Re: [RFC PATCH 3/5] mm/vma: add support for peer to peer to device vma

From: Jason Gunthorpe
Date: Wed Jan 30 2019 - 12:44:37 EST


On Wed, Jan 30, 2019 at 09:02:08AM +0100, Christoph Hellwig wrote:
> On Tue, Jan 29, 2019 at 08:58:35PM +0000, Jason Gunthorpe wrote:
> > On Tue, Jan 29, 2019 at 01:39:49PM -0700, Logan Gunthorpe wrote:
> >
> > > implement the mapping. And I don't think we should have 'special' vma's
> > > for this (though we may need something to ensure we don't get mapping
> > > requests mixed with different types of pages...).
> >
> > I think Jerome explained the point here is to have a 'special vma'
> > rather than a 'special struct page' as, really, we don't need a
> > struct page at all to make this work.
> >
> > If I recall your earlier attempts at adding struct page for BAR
> > memory, it ran aground on issues related to O_DIRECT/sgls, etc, etc.
>
> Struct page is what makes O_DIRECT work, using sgls or biovecs, etc on
> it work. Without struct page none of the above can work at all. That
> is why we use struct page for backing BARs in the existing P2P code.
> Not that I'm a particular fan of creating struct page for this device
> memory, but without major invasive surgery to large parts of the kernel
> it is the only way to make it work.

I don't think anyone is interested in O_DIRECT/etc for RDMA doorbell
pages.

.. and again, I recall Logan already attempted to mix non-CPU memory
into sgls and it was a disaster.
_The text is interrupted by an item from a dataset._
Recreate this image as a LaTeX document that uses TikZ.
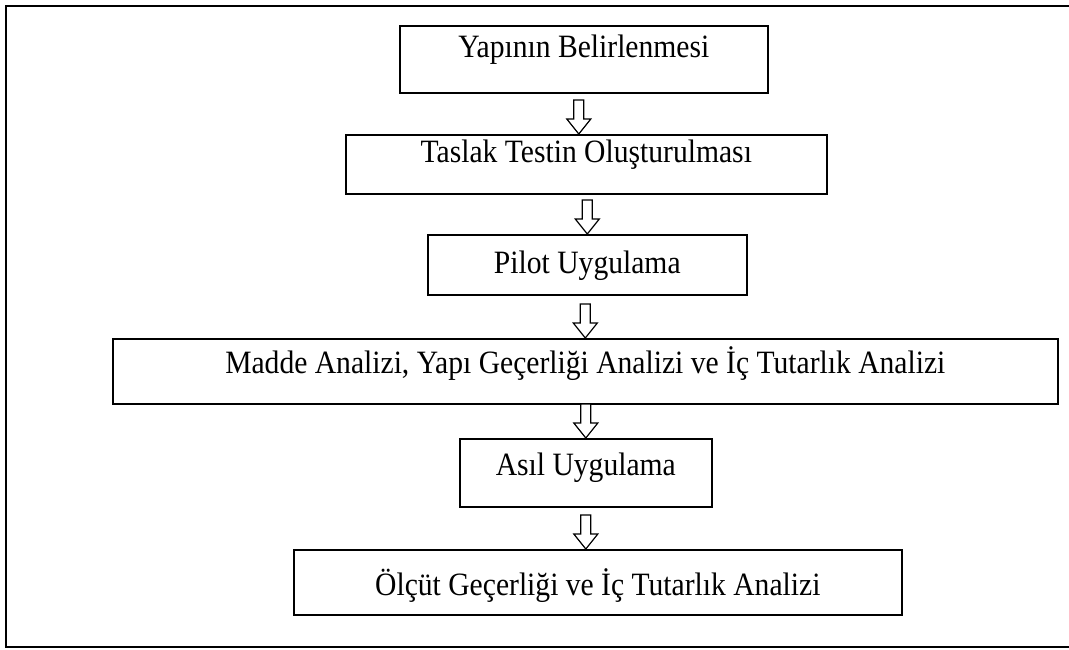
\documentclass[tikz,border=0pt]{standalone}
\usepackage{fontspec}
\setmainfont{Liberation Serif}
\usetikzlibrary{positioning}
\newcommand{\tallline}[1]{\scalebox{1}[1.1]{#1}}

\begin{document}
\begin{tikzpicture}[x=0.5pt, y=-0.5pt,
		stage/.style={draw, line width=0.8pt, inner sep=0pt, anchor=north west, font=\fontsize{14.8}{17}\selectfont},
		hollow/.pic={\draw [line width=0.6pt, fill=white] (0,0) -- (-12,-15) -- (-5,-15) -- (-5,-34) -- (5,-34) -- (5,-15) -- (12,-15) -- cycle;}]
			\useasboundingbox (0,0) rectangle (1069,649);
			\draw [line width=1.1pt] (1080,6) -- (6,6) -- (6,647) -- (1080,647);
			\node [stage, minimum width=184pt, text height=16pt, text depth=17.5pt] (yapi) at (399,25) {\tallline{Yapının Belirlenmesi}};
			\node [stage, minimum width=240.5pt, text height=14pt, text depth=15.5pt] (taslak) at (345,134) {\tallline{Taslak Testin Oluşturulması}};
			\node [stage, minimum width=159.5pt, text height=19.5pt, text depth=10.5pt] (pilot) at (427,234) {\tallline{Pilot Uygulama}};
			\node [stage, minimum width=472.5pt, text height=17.5pt, text depth=15pt] (analiz) at (112,338) {\tallline{Madde Analizi, Yapı Geçerliği Analizi ve İç Tutarlık Analizi}};
			\node [stage, minimum width=126pt, text height=18.5pt, text depth=15.5pt] (asil) at (459,438) {\tallline{Asıl Uygulama}};
			\node [stage, minimum width=304pt, text height=23pt, text depth=9.5pt] (olcut) at (293,549) {\tallline{Ölçüt Geçerliği ve İç Tutarlık Analizi}};
			\pic at ([xshift=-3.75pt]taslak.north) {hollow};
			\pic at (pilot.north) {hollow};
			\pic at (analiz.north) {hollow};
			\pic at (asil.north) {hollow};
			\pic at ([xshift=-6pt]olcut.north) {hollow};
		\end{tikzpicture}
\end{document}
You pointed out that one cannot just
put iomem addressed into a SGL without auditing basically the entire
block stack to prove that nothing uses iomem without an iomem
accessor.

I recall that proposal veered into a direction where the block layer
would just fail very early if there was iomem in the sgl, so generally
no O_DIRECT support anyhow.

We already accepted the P2P stuff from Logan as essentially a giant
special case - it only works with RDMA and only because RDMA MR was
hacked up with a special p2p callback.

I don't see why a special case with a VMA is really that different.

If someone figures out the struct page path down the road it can
obviously be harmonized with this VMA approach pretty easily.

Jason